9. The apparatus according to claim 8, wherein the instruction execution system is further configured by the instructions to implement:

an obtaining module, configured to obtain running state information of the dialogue platform; and

a running test module, configured to perform a running test on the dialogue platform based on the running state information.

10. The apparatus according to claim 8, wherein the instruction execution system is further configured by the instructions to implement:

a constructing module, configured to construct dialogue simulation data based on the dialogue data fed back by the dialogue platform, and send the dialogue simulation data to the dialogue platform; and

the receiving module, further configured to receive further dialogue data fed back by the dialogue platform.

11. The apparatus according to claim 8, wherein the creation module comprises:

an obtaining unit, configured to obtain a current test number; and

a setting unit, configured to set the ringing simulation data as a ringing state corresponding to a preset number segment in response to a determination that the current test number belongs to the preset number segment.

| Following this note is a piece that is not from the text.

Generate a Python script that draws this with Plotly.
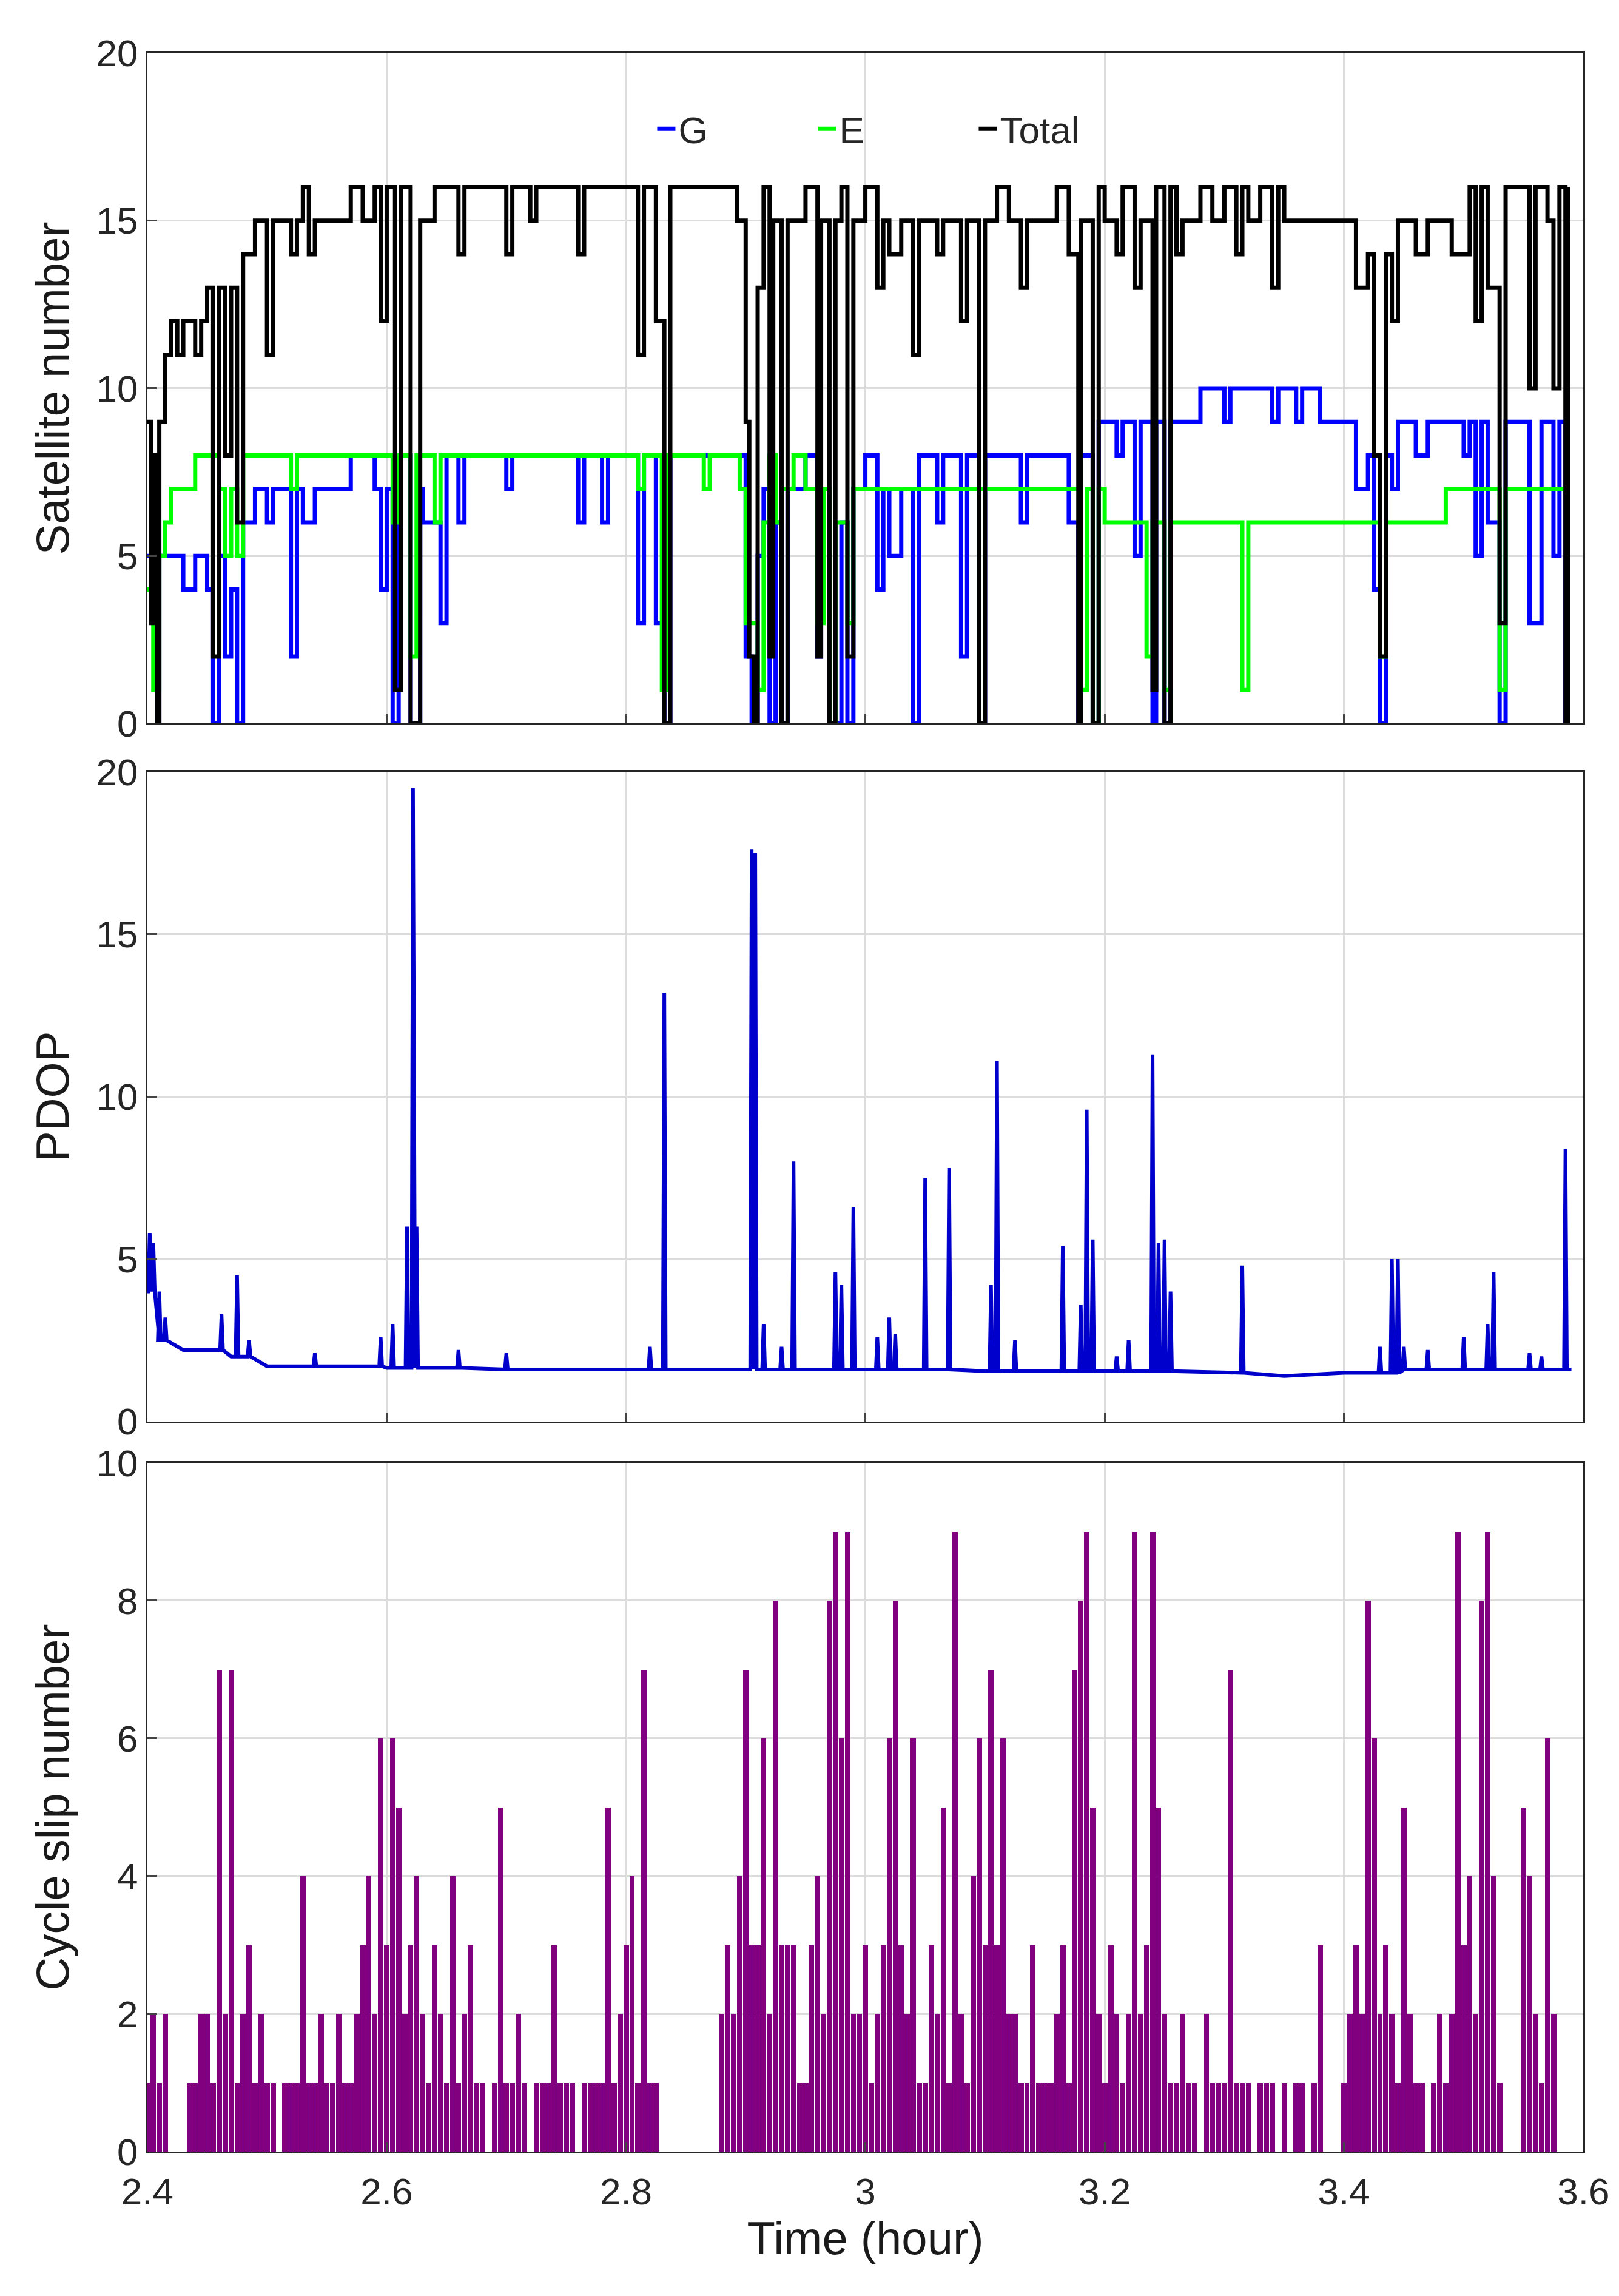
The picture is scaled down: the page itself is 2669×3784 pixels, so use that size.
import plotly.graph_objects as go

# ---------------- data ----------------
total_t = [2.400,2.403,2.405,2.408,2.41,2.415,2.42,2.425,2.43,2.44,2.445,2.45,2.455,2.46,2.465,2.47,2.475,2.48,2.49,2.50,2.505,2.52,2.525,2.53,2.535,2.54,2.56,2.57,2.58,2.59,2.595,2.60,2.607,2.612,2.62,2.628,2.64,2.66,2.665,2.68,2.70,2.705,2.72,2.725,2.75,2.76,2.765,2.80,2.81,2.815,2.825,2.832,2.837,2.85,2.88,2.89,2.893,2.90,2.903,2.907,2.91,2.915,2.92,2.923,2.93,2.935,2.95,2.96,2.963,2.97,2.975,2.98,2.985,2.99,3.00,3.01,3.015,3.02,3.03,3.04,3.045,3.05,3.06,3.065,3.07,3.08,3.085,3.095,3.10,3.11,3.12,3.13,3.135,3.15,3.16,3.17,3.178,3.18,3.19,3.195,3.20,3.21,3.215,3.225,3.23,3.24,3.243,3.25,3.255,3.26,3.265,3.275,3.28,3.29,3.30,3.31,3.315,3.32,3.33,3.34,3.345,3.35,3.40,3.41,3.42,3.425,3.43,3.435,3.44,3.445,3.46,3.47,3.48,3.49,3.50,3.505,3.51,3.515,3.52,3.53,3.535,3.55,3.555,3.56,3.57,3.575,3.58,3.585,3.587]
total_v = [9,3,8,0,9,11,12,11,12,11,12,13,2,13,8,13,6,14,15,11,15,14,15,16,14,15,15,16,15,16,12,16,1,16,0,15,16,14,16,16,14,16,15,16,16,14,16,16,11,16,12,0,16,16,16,16,15,9,2,0,13,16,2,15,0,15,16,2,15,0,15,16,2,15,16,13,15,14,15,11,15,15,14,15,15,12,15,0,15,16,15,13,15,15,16,14,0,15,0,16,15,14,16,13,15,1,16,0,16,14,15,15,16,15,16,14,16,15,16,13,16,15,15,13,14,8,2,14,12,15,14,15,15,14,14,16,12,16,13,3,16,16,10,16,15,10,16,0,16]

g_t = [2.40,2.405,2.408,2.41,2.43,2.44,2.45,2.455,2.46,2.465,2.47,2.475,2.48,2.49,2.50,2.505,2.52,2.525,2.53,2.54,2.56,2.57,2.59,2.595,2.60,2.605,2.61,2.62,2.628,2.63,2.645,2.65,2.66,2.665,2.70,2.705,2.75,2.76,2.765,2.78,2.785,2.81,2.815,2.825,2.832,2.837,2.88,2.89,2.90,2.905,2.91,2.915,2.92,2.925,2.93,2.935,2.95,2.96,2.963,2.97,2.98,2.985,2.99,3.00,3.01,3.015,3.02,3.03,3.04,3.045,3.06,3.065,3.08,3.085,3.095,3.10,3.13,3.135,3.15,3.17,3.178,3.18,3.19,3.195,3.21,3.215,3.225,3.23,3.24,3.243,3.25,3.255,3.27,3.28,3.30,3.305,3.34,3.345,3.35,3.36,3.365,3.38,3.40,3.41,3.42,3.425,3.43,3.435,3.44,3.445,3.46,3.47,3.49,3.50,3.505,3.51,3.515,3.52,3.53,3.535,3.55,3.555,3.565,3.575,3.58,3.585]
g_v = [5,4,0,5,4,5,4,0,5,2,4,0,6,7,6,7,2,7,6,7,7,8,7,4,7,0,8,0,7,6,3,8,6,8,7,8,8,6,8,6,8,3,8,3,0,8,8,8,2,0,5,7,0,6,0,7,8,2,7,0,6,0,7,8,4,7,5,7,0,8,6,8,2,8,0,8,6,8,8,6,0,8,0,9,8,9,5,9,0,9,0,9,9,10,9,10,9,10,10,9,10,9,9,7,8,4,0,8,7,9,8,9,9,8,9,5,9,6,0,9,9,3,9,5,9,0]

e_t = [2.40,2.405,2.41,2.415,2.42,2.43,2.44,2.46,2.465,2.47,2.475,2.48,2.50,2.52,2.525,2.60,2.605,2.61,2.62,2.625,2.64,2.645,2.80,2.81,2.815,2.83,2.835,2.86,2.865,2.87,2.89,2.895,2.90,2.91,2.915,2.92,2.925,2.93,2.94,2.95,2.96,2.965,2.97,2.975,2.985,2.99,3.00,3.10,3.17,3.18,3.185,3.19,3.195,3.20,3.235,3.24,3.25,3.255,3.26,3.315,3.32,3.43,3.435,3.47,3.485,3.53,3.535,3.585]
e_v = [4,1,5,6,7,7,8,7,5,7,5,8,8,7,8,8,6,8,2,8,6,8,8,7,8,1,8,8,7,8,8,7,3,1,6,8,6,7,8,7,3,7,0,6,3,7,7,7,7,1,7,0,7,6,2,6,1,6,6,1,6,2,6,6,7,1,7,7]

pdop_base_t = [2.40,2.41,2.43,2.47,2.50,2.55,2.60,2.70,2.80,2.90,3.00,3.10,3.20,3.30,3.35,3.40,3.45,3.50,3.59]
pdop_base_v = [4.0,2.5,2.2,2.0,1.7,1.7,1.65,1.6,1.6,1.6,1.6,1.55,1.55,1.5,1.4,1.5,1.6,1.6,1.6]
spike_t = [2.402,2.405,2.41,2.415,2.462,2.475,2.485,2.54,2.595,2.605,2.617,2.622,2.625,2.66,2.70,2.82,2.832,2.905,2.908,2.915,2.93,2.94,2.975,2.98,2.99,3.01,3.02,3.025,3.05,3.07,3.105,3.11,3.125,3.165,3.18,3.185,3.19,3.21,3.22,3.24,3.245,3.25,3.255,3.315,3.43,3.44,3.445,3.45,3.47,3.50,3.52,3.525,3.555,3.565,3.585]
spike_v = [5.8,5.5,4.0,3.2,3.3,4.5,2.5,2.1,2.6,3.0,6.0,19.5,6.0,2.2,2.1,2.3,13.2,17.6,17.5,3.0,2.3,8.0,4.6,4.2,6.6,2.6,3.2,2.7,7.5,7.8,4.2,11.1,2.5,5.4,3.6,9.6,5.6,2.0,2.5,11.3,5.5,5.6,4.0,4.8,2.3,5.0,5.0,2.3,2.2,2.6,3.0,4.6,2.1,2.0,8.4]

slip_t0 = 2.40
slip_dt = 0.005
slip_v = [1,2,1,2,0, 0,0,1,1,2, 2,1,7,2,7, 1,2,3,1,2, 1,1,0,1,1, 1,4,1,1,2, 1,1,2,1,1,
          2,3,4,2,6, 3,6,5,2,3, 4,2,1,3,2, 1,4,1,2,3, 1,1,0,1,5, 1,1,2,1,0, 1,1,1,3,1,
          1,1,0,1,1, 1,1,5,1,2, 3,4,1,7,1, 1,0,0,0,0, 0,0,0,0,0, 0,2,3,2,4, 7,3,3,6,2,
          8,3,3,3,1, 1,3,4,2,8, 9,6,9,2,2, 3,1,2,3,6, 8,3,2,6,1, 1,3,2,5,1, 9,2,1,4,6,
          3,7,3,6,2, 2,1,1,3,1, 1,1,2,3,1, 7,8,9,5,2, 1,3,2,1,2, 9,2,3,9,5, 2,1,1,2,1,
          1,0,2,1,1, 1,7,1,1,1, 0,1,1,1,0, 1,0,1,1,0, 1,3,0,0,0, 1,2,3,2,8, 6,2,3,2,1,
          5,2,1,1,0, 1,2,1,2,9, 3,4,2,8,9, 4,1,0,0,0, 5,4,2,1,6, 2]

# ---------------- build ----------------
def base_at(t):
    v = pdop_base_v[0]
    for bt, bv in zip(pdop_base_t, pdop_base_v):
        if bt <= t:
            v = bv
    return v

px, py = [], []
events = sorted([(t, -1.0) for t in pdop_base_t] + list(zip(spike_t, spike_v)))
for t, sv in events:
    b = base_at(t)
    if sv < 0:
        px.append(t); py.append(b)
    else:
        px += [t - 0.0012, t, t + 0.0012]; py += [b, sv, b]

slip_x = [slip_t0 + i * slip_dt for i in range(len(slip_v))]

fig = go.Figure()
lw = 7
fig.add_trace(go.Scatter(x=g_t, y=g_v, mode="lines", line=dict(color="#0000ff", width=lw, shape="hv"), name="G", xaxis="x", yaxis="y"))
fig.add_trace(go.Scatter(x=e_t, y=e_v, mode="lines", line=dict(color="#00ff00", width=lw, shape="hv"), name="E", xaxis="x", yaxis="y"))
fig.add_trace(go.Scatter(x=total_t, y=total_v, mode="lines", line=dict(color="#000000", width=lw, shape="hv"), name="Total", xaxis="x", yaxis="y"))
fig.add_trace(go.Scatter(x=px, y=py, mode="lines", line=dict(color="#0000cc", width=6), showlegend=False, xaxis="x2", yaxis="y2"))
fig.add_trace(go.Bar(x=slip_x, y=slip_v, width=0.0045, marker=dict(color="#800080", line=dict(width=0)), showlegend=False, xaxis="x3", yaxis="y3"))

font = dict(family="Liberation Sans, Arial", size=62, color="#262626")
tfont = dict(size=76, family="Liberation Sans, Arial", color="#1a1a1a")
ax = dict(range=[2.4, 3.6], dtick=0.2, showgrid=True, gridcolor="#dcdcdc", gridwidth=3,
          showline=True, linecolor="#262626", linewidth=3, mirror=True, ticks="inside",
          ticklen=15, tickwidth=3, zeroline=False, tickfont=font, automargin=False)
xd = [0.088, 0.975]
fig.update_layout(
    width=2669, height=3784, margin=dict(l=0, r=0, t=0, b=0),
    plot_bgcolor="white", paper_bgcolor="white", bargap=0,
    font=font,
    xaxis=dict(ax, domain=xd, anchor="y", showticklabels=False),
    xaxis2=dict(ax, domain=xd, anchor="y2", showticklabels=False),
    xaxis3=dict(ax, domain=xd, anchor="y3", tickvals=[2.4,2.6,2.8,3.0,3.2,3.4,3.6], ticktext=["2.4","2.6","2.8","3","3.2","3.4","3.6"],
                ticklabelstandoff=10, title=dict(text="Time (hour)", font=tfont, standoff=15)),
    yaxis=dict(ax, domain=[0.687, 0.979], range=[0, 20], dtick=5, anchor="x",
               title=dict(text="Satellite number", font=tfont, standoff=20)),
    yaxis2=dict(ax, domain=[0.383, 0.666], range=[0, 20], dtick=5, anchor="x2",
                title=dict(text="PDOP", font=tfont, standoff=20)),
    yaxis3=dict(ax, domain=[0.065, 0.365], range=[0, 10], dtick=2, anchor="x3",
                title=dict(text="Cycle slip number", font=tfont, standoff=20)),
    legend=dict(orientation="h", x=0.55, y=0.946, xanchor="center", yanchor="middle",
                bgcolor="rgba(255,255,255,0)", font=font, entrywidth=220),
)
fig.write_html("out.html")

12. The apparatus according to claim 8, wherein the creation module further comprises:

a generating unit, configured to generate a random ratio value randomly; and

a setting unit, configured to a ratio interval to which the random ratio value belongs, and set the ringing simulation data as a ringing state corresponding to the ratio interval.

13. The apparatus according to claim 8, wherein the instruction execution system is further configured by the instructions to implement:

an obtaining unit, configured to obtain online call data; and

a generating unit, configured to generate the call simulation data based on the online call data.

14. The apparatus according to claim 8, wherein the instruction execution system is further configured by the instructions to implement:

a determining unit, configured to determining a plurality of call durations; and

a generating unit, configured to simulate and generate a call record for each call duration, and to generate the call simulation data based on the call duration and the call record.

15. A non-transitory computer-readable storage medium having computer instructions stored thereon, wherein the computer instructions are configured to cause a computer to execute a method for testing a dialogue platform, and the method comprises:

creating at least one simulation test instance, wherein the simulation test instance comprises a plurality of test task information, each test task information comprises test numbers, ringing simulation data, and call simulation data;

sending the test numbers to the dialogue platform to start a test;

sending the ringing simulation data to the dialogue platform, to receive task states fed back by the dialogue platform;

sending the call simulation data to the dialogue platform, to receive dialogue data fed back by the dialogue platform; and

performing a dialogue test on the dialogue platform based on the test tasks, the task states corresponding to the test tasks, and the dialogue data.